### Material to process:
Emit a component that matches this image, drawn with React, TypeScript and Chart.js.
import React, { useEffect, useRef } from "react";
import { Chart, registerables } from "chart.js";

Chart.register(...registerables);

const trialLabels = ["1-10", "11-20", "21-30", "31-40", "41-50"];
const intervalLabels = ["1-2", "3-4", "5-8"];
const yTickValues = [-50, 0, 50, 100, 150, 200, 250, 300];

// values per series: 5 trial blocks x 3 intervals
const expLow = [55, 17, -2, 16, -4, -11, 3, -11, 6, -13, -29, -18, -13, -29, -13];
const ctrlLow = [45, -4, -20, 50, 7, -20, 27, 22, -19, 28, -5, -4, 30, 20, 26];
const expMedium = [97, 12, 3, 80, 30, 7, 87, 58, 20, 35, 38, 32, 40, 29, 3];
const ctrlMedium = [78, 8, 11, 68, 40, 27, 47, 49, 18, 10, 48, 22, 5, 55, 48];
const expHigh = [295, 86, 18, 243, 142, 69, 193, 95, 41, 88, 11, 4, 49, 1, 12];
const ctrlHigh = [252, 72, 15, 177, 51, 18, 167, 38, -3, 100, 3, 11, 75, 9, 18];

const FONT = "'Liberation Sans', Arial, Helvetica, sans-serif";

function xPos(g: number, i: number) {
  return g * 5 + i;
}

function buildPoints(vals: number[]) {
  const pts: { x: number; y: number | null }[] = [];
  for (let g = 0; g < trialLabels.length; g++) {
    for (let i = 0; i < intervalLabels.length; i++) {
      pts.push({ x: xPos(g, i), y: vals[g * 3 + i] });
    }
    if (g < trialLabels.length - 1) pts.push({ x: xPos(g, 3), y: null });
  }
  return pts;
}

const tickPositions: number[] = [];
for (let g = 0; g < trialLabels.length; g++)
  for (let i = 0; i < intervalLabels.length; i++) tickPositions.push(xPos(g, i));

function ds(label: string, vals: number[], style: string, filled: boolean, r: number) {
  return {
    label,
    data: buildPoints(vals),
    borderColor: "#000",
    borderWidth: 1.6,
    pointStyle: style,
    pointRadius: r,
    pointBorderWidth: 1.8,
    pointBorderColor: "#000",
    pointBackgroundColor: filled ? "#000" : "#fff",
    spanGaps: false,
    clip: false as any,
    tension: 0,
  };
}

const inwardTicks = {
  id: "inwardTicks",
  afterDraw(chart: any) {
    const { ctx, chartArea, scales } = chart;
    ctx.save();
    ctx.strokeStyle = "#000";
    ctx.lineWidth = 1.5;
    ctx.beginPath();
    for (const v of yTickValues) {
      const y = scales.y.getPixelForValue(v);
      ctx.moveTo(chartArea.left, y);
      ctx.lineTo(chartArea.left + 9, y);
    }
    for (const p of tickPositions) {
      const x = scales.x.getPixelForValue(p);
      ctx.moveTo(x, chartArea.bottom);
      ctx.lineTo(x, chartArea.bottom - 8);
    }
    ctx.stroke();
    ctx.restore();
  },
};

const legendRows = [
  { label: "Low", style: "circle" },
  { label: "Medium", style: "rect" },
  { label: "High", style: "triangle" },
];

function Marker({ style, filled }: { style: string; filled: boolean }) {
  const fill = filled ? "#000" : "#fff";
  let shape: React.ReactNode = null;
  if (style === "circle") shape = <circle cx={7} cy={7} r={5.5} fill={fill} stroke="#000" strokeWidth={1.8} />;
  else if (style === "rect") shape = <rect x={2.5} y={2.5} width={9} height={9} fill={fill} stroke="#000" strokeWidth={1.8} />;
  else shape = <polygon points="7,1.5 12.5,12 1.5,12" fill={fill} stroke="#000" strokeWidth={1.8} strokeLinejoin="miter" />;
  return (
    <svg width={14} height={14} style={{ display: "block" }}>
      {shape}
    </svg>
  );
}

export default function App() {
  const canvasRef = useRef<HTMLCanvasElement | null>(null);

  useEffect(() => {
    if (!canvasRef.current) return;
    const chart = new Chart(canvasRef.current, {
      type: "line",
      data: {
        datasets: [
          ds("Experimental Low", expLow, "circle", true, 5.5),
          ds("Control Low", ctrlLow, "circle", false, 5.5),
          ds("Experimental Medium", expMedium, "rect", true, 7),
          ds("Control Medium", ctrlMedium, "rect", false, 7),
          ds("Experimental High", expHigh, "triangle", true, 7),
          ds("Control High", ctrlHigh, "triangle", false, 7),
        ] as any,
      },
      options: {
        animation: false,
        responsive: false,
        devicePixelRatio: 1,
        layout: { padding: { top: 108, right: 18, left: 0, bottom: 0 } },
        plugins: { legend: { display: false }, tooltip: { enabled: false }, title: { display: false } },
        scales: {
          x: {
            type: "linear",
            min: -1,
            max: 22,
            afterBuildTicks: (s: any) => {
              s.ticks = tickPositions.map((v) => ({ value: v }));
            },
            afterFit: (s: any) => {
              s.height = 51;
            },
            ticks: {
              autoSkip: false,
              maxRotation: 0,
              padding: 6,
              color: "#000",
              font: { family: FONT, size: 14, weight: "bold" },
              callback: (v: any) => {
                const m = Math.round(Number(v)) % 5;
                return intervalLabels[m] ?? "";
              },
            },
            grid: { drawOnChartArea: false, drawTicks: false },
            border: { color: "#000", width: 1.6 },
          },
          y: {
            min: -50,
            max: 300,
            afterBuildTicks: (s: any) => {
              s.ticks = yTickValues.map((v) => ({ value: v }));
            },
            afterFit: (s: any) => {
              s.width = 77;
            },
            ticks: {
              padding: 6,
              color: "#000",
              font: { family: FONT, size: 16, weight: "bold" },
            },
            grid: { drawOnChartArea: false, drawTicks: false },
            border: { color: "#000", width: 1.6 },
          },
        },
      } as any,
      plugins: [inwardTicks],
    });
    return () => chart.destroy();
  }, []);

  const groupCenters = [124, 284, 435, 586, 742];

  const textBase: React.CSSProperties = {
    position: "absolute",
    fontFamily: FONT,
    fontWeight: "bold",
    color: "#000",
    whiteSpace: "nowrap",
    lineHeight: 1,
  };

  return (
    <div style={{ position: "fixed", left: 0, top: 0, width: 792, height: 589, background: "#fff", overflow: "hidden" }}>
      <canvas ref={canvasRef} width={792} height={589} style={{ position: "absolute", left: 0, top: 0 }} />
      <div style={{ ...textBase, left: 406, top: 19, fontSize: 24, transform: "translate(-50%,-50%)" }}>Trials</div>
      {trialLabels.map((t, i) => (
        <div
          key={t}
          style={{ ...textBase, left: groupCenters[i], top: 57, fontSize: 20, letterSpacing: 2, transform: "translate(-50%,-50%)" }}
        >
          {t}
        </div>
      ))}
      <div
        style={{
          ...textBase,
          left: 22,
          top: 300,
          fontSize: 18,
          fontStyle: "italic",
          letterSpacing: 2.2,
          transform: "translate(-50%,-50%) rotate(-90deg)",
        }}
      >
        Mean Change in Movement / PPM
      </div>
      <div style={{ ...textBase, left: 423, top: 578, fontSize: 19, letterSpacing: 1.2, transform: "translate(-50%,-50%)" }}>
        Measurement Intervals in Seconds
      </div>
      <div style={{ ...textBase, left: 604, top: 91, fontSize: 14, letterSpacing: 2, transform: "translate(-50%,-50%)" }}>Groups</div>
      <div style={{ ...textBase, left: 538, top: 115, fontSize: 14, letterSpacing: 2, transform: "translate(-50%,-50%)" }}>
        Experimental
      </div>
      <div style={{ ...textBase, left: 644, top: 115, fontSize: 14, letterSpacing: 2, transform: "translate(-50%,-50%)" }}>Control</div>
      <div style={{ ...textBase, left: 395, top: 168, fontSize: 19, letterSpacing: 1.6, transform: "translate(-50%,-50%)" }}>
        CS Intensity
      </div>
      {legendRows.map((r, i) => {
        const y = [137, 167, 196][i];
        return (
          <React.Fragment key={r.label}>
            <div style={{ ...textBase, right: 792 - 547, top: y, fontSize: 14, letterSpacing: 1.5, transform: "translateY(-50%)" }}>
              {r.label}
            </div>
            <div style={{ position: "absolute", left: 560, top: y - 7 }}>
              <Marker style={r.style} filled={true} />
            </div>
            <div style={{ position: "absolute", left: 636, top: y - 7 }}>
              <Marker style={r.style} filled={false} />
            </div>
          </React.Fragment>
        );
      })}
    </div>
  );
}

* * *

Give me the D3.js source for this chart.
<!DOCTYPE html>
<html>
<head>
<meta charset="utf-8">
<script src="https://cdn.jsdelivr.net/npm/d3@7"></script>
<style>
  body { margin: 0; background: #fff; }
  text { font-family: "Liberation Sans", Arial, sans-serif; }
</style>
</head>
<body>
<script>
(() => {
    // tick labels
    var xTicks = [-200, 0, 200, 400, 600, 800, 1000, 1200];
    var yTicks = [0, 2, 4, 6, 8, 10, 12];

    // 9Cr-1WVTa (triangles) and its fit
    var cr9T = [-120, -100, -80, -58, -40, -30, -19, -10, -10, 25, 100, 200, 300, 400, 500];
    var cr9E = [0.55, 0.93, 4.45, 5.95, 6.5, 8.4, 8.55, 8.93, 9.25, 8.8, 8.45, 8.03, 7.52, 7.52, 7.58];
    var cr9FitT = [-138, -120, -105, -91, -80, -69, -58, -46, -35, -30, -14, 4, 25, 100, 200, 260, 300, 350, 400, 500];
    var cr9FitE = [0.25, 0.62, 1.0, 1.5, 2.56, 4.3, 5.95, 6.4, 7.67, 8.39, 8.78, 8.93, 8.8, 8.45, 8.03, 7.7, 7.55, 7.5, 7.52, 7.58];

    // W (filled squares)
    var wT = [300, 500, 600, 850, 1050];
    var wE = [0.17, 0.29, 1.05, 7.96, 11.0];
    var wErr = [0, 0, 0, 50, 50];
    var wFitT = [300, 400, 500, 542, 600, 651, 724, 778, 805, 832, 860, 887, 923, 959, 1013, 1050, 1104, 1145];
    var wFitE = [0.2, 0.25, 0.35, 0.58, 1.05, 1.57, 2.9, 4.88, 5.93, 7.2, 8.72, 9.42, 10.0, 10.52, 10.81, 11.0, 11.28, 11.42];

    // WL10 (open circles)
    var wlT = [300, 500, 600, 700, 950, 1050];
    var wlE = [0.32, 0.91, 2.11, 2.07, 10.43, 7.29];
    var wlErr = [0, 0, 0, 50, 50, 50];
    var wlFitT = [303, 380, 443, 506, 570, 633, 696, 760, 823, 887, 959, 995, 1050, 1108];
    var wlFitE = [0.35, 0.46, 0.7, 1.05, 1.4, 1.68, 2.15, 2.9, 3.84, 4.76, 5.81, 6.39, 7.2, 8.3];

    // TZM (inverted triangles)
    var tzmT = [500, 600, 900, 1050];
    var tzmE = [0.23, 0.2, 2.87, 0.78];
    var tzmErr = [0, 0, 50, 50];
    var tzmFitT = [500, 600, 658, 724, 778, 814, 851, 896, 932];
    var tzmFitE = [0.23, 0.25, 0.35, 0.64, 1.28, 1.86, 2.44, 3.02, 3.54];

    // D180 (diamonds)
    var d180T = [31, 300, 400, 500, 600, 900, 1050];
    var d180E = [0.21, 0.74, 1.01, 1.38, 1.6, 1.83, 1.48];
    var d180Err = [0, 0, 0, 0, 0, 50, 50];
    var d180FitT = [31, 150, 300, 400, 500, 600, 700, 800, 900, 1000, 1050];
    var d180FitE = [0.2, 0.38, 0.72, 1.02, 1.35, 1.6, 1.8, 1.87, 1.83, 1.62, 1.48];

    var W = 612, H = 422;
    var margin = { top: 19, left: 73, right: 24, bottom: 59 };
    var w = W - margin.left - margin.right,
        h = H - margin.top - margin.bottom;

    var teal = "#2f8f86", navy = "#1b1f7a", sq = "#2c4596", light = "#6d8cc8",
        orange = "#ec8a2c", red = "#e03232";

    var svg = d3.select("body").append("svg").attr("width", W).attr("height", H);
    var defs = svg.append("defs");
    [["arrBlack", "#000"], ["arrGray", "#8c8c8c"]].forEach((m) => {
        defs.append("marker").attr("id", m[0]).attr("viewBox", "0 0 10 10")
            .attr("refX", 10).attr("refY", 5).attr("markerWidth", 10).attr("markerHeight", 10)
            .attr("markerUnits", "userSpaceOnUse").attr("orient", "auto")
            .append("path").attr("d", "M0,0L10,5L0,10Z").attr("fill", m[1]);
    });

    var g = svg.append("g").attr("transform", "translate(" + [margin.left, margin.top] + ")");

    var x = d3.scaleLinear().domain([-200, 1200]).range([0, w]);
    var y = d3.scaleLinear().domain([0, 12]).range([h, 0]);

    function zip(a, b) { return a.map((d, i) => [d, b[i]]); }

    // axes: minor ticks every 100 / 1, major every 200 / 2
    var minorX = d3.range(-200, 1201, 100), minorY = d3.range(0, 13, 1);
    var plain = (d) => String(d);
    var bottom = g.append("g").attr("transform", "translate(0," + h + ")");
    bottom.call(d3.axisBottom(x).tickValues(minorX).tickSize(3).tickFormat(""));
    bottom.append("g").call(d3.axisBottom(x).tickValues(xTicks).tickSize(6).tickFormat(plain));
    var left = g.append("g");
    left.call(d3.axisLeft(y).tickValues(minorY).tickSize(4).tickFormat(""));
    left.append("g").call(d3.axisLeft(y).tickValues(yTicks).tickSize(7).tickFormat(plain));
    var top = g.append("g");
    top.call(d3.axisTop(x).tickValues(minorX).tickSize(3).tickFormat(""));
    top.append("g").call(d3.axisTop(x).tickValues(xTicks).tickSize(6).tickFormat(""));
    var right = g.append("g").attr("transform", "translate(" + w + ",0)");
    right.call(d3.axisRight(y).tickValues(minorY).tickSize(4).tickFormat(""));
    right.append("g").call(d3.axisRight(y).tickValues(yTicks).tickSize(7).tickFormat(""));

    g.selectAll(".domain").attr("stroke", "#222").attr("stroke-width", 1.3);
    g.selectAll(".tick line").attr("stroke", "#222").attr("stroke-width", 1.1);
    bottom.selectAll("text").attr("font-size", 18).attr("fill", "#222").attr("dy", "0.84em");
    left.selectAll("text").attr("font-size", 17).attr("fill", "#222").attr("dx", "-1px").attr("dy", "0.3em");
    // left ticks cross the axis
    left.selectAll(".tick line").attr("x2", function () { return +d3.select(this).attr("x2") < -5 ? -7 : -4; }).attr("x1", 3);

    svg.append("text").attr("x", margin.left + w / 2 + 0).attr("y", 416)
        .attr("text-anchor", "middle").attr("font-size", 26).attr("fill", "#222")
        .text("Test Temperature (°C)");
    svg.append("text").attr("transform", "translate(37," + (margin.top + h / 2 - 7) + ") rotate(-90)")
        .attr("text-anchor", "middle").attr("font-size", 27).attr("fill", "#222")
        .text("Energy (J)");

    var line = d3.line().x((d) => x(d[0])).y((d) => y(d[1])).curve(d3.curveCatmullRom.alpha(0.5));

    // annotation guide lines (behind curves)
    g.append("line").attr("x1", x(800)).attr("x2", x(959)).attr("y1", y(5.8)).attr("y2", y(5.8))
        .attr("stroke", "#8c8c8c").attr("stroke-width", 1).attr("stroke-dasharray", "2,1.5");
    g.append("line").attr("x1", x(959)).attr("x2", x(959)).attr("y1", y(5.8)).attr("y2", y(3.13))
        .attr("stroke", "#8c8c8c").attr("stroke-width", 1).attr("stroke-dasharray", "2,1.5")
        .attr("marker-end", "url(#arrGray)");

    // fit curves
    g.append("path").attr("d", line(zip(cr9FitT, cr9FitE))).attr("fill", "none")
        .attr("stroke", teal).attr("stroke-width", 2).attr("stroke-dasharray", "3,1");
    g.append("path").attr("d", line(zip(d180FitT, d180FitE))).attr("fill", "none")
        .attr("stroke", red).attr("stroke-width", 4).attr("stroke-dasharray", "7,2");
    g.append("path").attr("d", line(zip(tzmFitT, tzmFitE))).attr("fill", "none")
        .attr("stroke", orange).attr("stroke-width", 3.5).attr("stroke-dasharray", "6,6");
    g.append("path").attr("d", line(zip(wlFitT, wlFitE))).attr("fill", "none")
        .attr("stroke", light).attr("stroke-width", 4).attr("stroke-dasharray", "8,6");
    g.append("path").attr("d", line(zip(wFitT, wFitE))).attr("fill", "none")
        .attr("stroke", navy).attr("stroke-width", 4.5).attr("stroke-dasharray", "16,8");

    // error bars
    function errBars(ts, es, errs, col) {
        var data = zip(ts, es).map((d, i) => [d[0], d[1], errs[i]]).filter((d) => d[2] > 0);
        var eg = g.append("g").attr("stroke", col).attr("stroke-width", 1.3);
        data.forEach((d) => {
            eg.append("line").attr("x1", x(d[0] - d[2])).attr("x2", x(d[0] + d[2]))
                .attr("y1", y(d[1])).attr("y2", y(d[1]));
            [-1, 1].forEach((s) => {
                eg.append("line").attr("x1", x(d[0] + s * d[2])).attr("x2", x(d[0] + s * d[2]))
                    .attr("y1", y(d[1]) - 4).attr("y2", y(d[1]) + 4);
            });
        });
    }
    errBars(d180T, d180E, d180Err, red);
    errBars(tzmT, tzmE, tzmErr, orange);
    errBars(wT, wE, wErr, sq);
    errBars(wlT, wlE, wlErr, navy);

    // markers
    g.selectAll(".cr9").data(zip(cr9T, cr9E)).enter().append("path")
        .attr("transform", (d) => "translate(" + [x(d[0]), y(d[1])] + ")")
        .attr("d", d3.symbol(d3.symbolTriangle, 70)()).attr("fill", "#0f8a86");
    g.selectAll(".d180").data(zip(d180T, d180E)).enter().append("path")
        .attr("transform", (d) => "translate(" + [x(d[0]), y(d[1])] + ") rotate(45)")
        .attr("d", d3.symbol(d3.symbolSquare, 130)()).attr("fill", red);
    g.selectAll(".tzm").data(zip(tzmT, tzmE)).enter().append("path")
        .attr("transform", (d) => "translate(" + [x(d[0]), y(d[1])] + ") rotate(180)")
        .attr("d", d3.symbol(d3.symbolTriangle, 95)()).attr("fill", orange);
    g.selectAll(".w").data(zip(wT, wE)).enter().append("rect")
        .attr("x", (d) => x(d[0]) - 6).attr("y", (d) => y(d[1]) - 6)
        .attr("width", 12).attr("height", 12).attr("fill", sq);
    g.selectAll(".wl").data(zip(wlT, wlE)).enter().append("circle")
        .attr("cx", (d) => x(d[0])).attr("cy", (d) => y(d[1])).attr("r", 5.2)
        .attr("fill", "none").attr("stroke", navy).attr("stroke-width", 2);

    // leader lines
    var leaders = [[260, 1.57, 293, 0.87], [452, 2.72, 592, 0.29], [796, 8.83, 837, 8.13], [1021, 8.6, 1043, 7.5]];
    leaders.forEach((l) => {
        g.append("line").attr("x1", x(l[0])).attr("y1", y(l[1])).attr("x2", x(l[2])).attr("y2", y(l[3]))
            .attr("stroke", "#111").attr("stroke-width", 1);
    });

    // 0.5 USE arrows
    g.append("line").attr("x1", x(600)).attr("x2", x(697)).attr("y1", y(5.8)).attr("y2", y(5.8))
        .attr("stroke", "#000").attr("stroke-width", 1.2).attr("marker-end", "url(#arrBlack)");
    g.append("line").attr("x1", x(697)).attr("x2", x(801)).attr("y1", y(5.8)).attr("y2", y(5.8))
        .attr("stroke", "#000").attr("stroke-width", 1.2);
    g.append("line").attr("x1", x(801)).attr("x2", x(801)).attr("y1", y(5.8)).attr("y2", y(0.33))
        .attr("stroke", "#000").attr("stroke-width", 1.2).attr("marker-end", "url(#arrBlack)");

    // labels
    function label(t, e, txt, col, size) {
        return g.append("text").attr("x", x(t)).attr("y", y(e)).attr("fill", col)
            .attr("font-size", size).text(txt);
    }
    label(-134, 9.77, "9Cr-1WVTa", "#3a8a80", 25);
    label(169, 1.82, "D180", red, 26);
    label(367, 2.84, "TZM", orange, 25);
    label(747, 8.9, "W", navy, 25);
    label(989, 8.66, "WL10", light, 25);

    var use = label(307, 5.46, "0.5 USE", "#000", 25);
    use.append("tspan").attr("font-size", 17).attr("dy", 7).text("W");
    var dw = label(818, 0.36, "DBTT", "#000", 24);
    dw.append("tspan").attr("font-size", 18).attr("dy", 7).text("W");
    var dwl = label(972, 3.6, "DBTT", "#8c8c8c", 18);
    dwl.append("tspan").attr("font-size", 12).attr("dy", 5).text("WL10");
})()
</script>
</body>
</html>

---

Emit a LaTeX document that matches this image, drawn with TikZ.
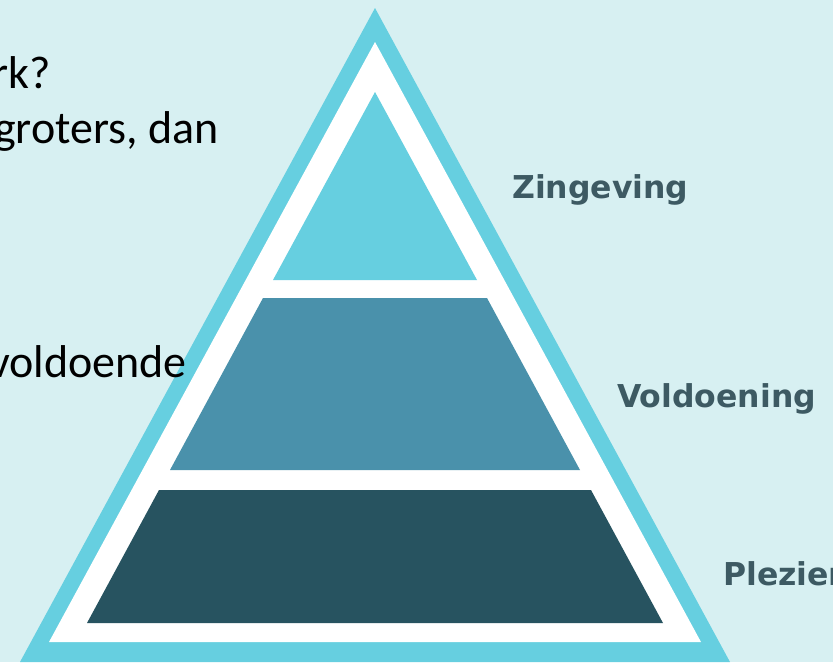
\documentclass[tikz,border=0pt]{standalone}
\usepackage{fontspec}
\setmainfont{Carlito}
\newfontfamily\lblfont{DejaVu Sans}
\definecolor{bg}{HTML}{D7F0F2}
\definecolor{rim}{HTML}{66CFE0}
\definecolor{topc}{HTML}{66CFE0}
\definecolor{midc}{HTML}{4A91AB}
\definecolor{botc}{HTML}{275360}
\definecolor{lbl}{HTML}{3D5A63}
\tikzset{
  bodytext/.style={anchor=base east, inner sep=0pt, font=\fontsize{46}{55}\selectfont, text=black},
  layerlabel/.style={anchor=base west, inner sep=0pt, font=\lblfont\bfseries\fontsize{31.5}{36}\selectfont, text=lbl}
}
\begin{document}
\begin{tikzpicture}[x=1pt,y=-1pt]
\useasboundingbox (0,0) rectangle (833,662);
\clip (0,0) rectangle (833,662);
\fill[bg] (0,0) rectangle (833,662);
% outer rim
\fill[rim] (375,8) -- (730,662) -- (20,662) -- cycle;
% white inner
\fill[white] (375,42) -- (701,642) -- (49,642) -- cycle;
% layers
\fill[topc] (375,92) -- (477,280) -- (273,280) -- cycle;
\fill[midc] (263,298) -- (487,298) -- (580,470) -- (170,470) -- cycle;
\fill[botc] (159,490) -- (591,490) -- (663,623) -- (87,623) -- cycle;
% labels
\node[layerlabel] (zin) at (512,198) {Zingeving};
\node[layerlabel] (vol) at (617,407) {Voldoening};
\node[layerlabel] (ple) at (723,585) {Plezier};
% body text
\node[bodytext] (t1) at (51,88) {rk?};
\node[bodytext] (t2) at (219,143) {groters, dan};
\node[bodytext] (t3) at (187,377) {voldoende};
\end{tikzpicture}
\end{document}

### Instructions to follow:
Your task is to retype the entries verbatim, starting with the line that holds "Emit a component" and stopping after the line that holds "Chart.register(...registerables);".

### Answer to this problem:
Emit a component that matches this image, drawn with React, TypeScript and Chart.js.
import React, { useEffect, useRef } from "react";
import { Chart, registerables } from "chart.js";

Chart.register(...registerables);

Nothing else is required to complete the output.